Ce blogue relaie régulièrement des photos montrant, parfois les dérives liturgiques de nos épiscopes, parfois (plus rarement hélas) le respect des règles liturgiques. De temps en temps, certains lecteurs critiquent cette approche, me reprochant de m’attacher à des choses secondaires, non importantes, futiles, voire à la lettre plutôt qu’à l’esprit de la foi… Pourtant, les dérives liturgiques, souvent dénoncées par les autorités romaines, ne sont pas si secondaires.
Dans la dernière livraison de la revue éditée par la Fraternité Saint-Vincent Ferrier, Sedes Sapientiae, le père Louis-Marie de Blignières consacre un article au prêtre, dans lequel il aborde la vertu de religion. Extrait :
Bien des chrétiens, sous l’influence du relativisme ambiant, finissent par dévaloriser la vertu de religion. Que Dieu soit honoré par une prière publique, que l’adoration intérieure doive se manifester et être soutenue par un culte externe (dont l’ordonnance, reçue de la tradition, nous fait entrer dans la grande prière de l’Eglise, épouse du Christ), cela parait franchement mesquin à nombre de nos contemporains. Comment Dieu se soucierait-il des formes du culte ? L’essentiel, pense-t-on, c’est la “foi” et la sincérité de celui qui la professe. Le mépris de la loi naturelle et le fidéisme d’origine protestante ou moderniste se conjuguent pour saturer les prédications et les enseignements universitaires d’un discours où la “religion”, avec ses observances concrètes, fait figure d’héritage païen, face à l’originalité chrétienne de la “foi”.

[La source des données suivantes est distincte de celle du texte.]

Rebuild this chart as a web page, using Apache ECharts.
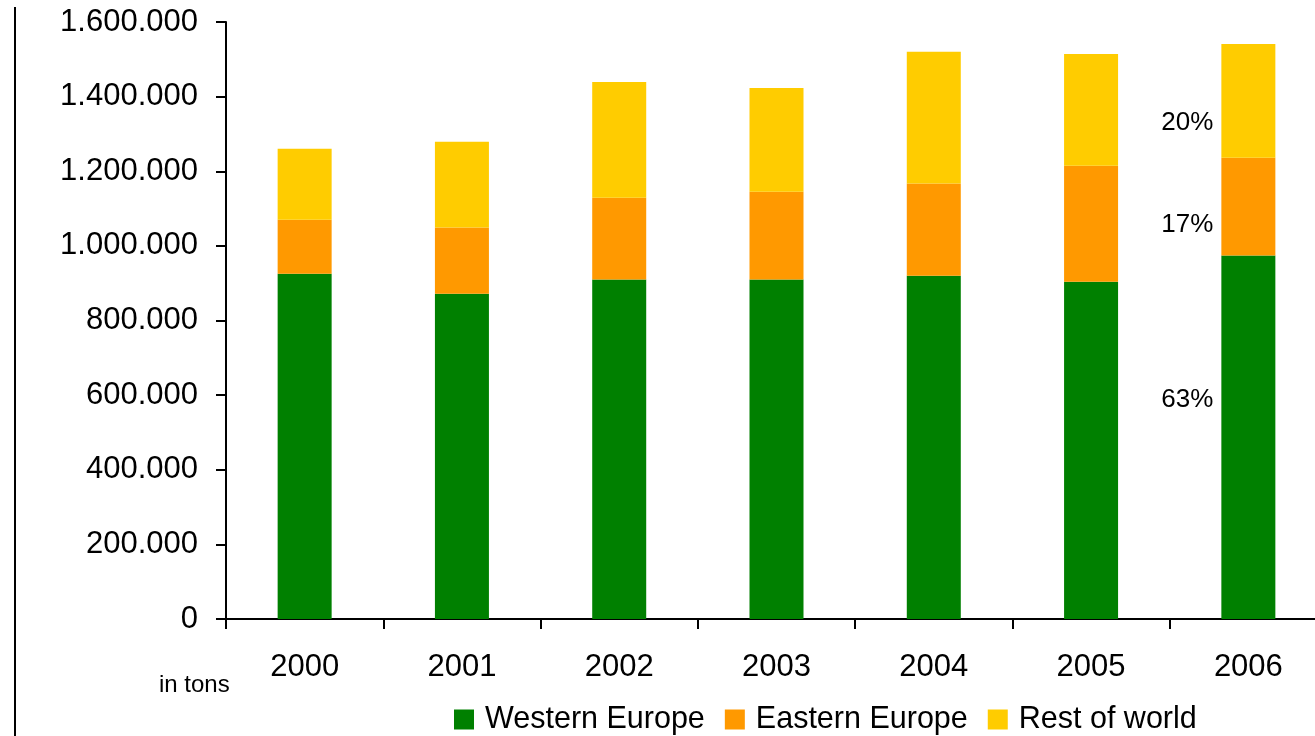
<!DOCTYPE html>
<html>
<head>
<meta charset="utf-8">
<title>Production by region, in tons</title>
<script src="https://cdn.jsdelivr.net/npm/echarts@6/dist/echarts.min.js"></script>
<style>
  html, body { margin: 0; padding: 0; background: #ffffff; }
  #chart { width: 1315px; height: 736px; }
</style>
</head>
<body>
<div id="chart"></div>
<script>
// Years on the category axis
const years = ['2000', '2001', '2002', '2003', '2004', '2005', '2006'];

// Tonnage per region and year
const westernEurope = [925000, 872000, 910000, 910000, 920000, 904000, 974000];
const easternEurope = [145000, 177000, 219000, 235000, 247000, 311000, 262000];
const restOfWorld   = [190000, 230000, 310000, 278000, 353000, 299000, 305000];

const seriesNames = ['Western Europe', 'Eastern Europe', 'Rest of world'];
const unitLabel = 'in tons';

const FONT = '"Liberation Sans", Arial, Helvetica, sans-serif';
const colors = ['#008000', '#FF9900', '#FFCC00'];

// Share labels are shown for the last year only
const lastIdx = years.length - 1;
const lastTotal = westernEurope[lastIdx] + easternEurope[lastIdx] + restOfWorld[lastIdx];

function shareFormatter(p) {
  if (p.dataIndex !== lastIdx) return '';
  return Math.round(p.value / lastTotal * 100) + '%';
}

function thousands(v) {
  return String(v).replace(/\B(?=(\d{3})+(?!\d))/g, '.');
}

function shareLabel(dy) {
  return {
    show: true,
    position: 'left',
    distance: 8,
    offset: [0, dy],
    formatter: shareFormatter,
    color: '#000',
    fontFamily: FONT,
    fontSize: 26
  };
}

const chart = echarts.init(document.getElementById('chart'), null, { renderer: 'canvas' });

chart.setOption({
  backgroundColor: '#ffffff',
  animation: false,
  color: colors,
  // the plot runs a little past the right edge of the canvas
  grid: { left: 226, width: 1101, top: 22, bottom: 117, containLabel: false, outerBoundsMode: 'none' },
  legend: {
    data: seriesNames,
    left: 454,
    top: 704,
    padding: 0,
    itemWidth: 20,
    itemHeight: 20,
    itemGap: 20,
    icon: 'rect',
    textStyle: { color: '#000', fontFamily: FONT, fontSize: 30.5, padding: [0, 0, 0, 6] }
  },
  xAxis: {
    type: 'category',
    data: years,
    boundaryGap: true,
    axisLine: { show: true, lineStyle: { color: '#000', width: 2 } },
    axisTick: { show: true, inside: false, length: 10, lineStyle: { color: '#000', width: 2 } },
    axisLabel: { color: '#000', fontFamily: FONT, fontSize: 31, margin: 33 },
    splitLine: { show: false }
  },
  yAxis: {
    type: 'value',
    min: 0,
    max: 1600000,
    interval: 200000,
    axisLine: { show: true, lineStyle: { color: '#000', width: 2 } },
    axisTick: { show: true, inside: false, length: 10, lineStyle: { color: '#000', width: 2 } },
    axisLabel: { color: '#000', fontFamily: FONT, fontSize: 31, margin: 28, formatter: thousands },
    splitLine: { show: false }
  },
  graphic: [
    {
      type: 'line',
      shape: { x1: 15, y1: 7, x2: 15, y2: 736 },
      style: { stroke: '#000', lineWidth: 2 }
    },
    {
      type: 'text',
      left: 159,
      top: 673,
      style: { text: unitLabel, fill: '#000', font: '24px ' + FONT }
    }
  ],
  series: [
    {
      name: seriesNames[0],
      type: 'bar',
      stack: 'total',
      barWidth: 54,
      data: westernEurope,
      label: shareLabel(-37)
    },
    {
      name: seriesNames[1],
      type: 'bar',
      stack: 'total',
      barWidth: 54,
      data: easternEurope,
      label: shareLabel(18)
    },
    {
      name: seriesNames[2],
      type: 'bar',
      stack: 'total',
      barWidth: 54,
      data: restOfWorld,
      label: shareLabel(22)
    }
  ]
});
</script>
</body>
</html>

Il n’est pas étonnant, dans ce contexte, que la liturgie et la vie religieuse (vie consacrée par les voeux), deux domaines où la vertu de religion joue un rôle décisif, traversent depuis une cinquantaine d’années une crise peut-être sans précédent dans l’histoire de l’Eglise. Le désintérêt pour les actes par lequel le chrétien, concrètement, exprime et nourrit sa foi, rejaillit sur la conception même de la foi. Ceux qui opposent la “foi” à la “religion” évacuent en fait sans s’en rendre compte une dimension centrale du christianisme : l’incarnation. Il y a un mépris des médiations, qui est aussi un désespoir par rapport à la noblesse de la nature progressive et sociale de l’homme. Certes, c’est l’union au sacrifice du Christ, dans la foi vivante par la charité, qui peut seule donner leur valeur salutaire aux actes de religion ; mais minimiser la valeur de ces actes pris en eux-mêmes c’est déprécier les causes secondes. C’est passer à côté de la volonté du Christ qui, dans l’Eglise, nous associe, par les caractères sacramentels, à sa prière, à son culte, à son sacrifice. De même qu’une charité qui ne s’incarne pas dans l’observance des commandements et la pratique des béatitudes est un leurre, de même une “foi” qui méprise la religion (et la liturgie, ou la vie religieuse) est un pharisaïsme d’un nouveau genre. Si le corps sans âme est un formalisme de pratiques, l’âme sans le corps est un manichéisme, voire une gnose.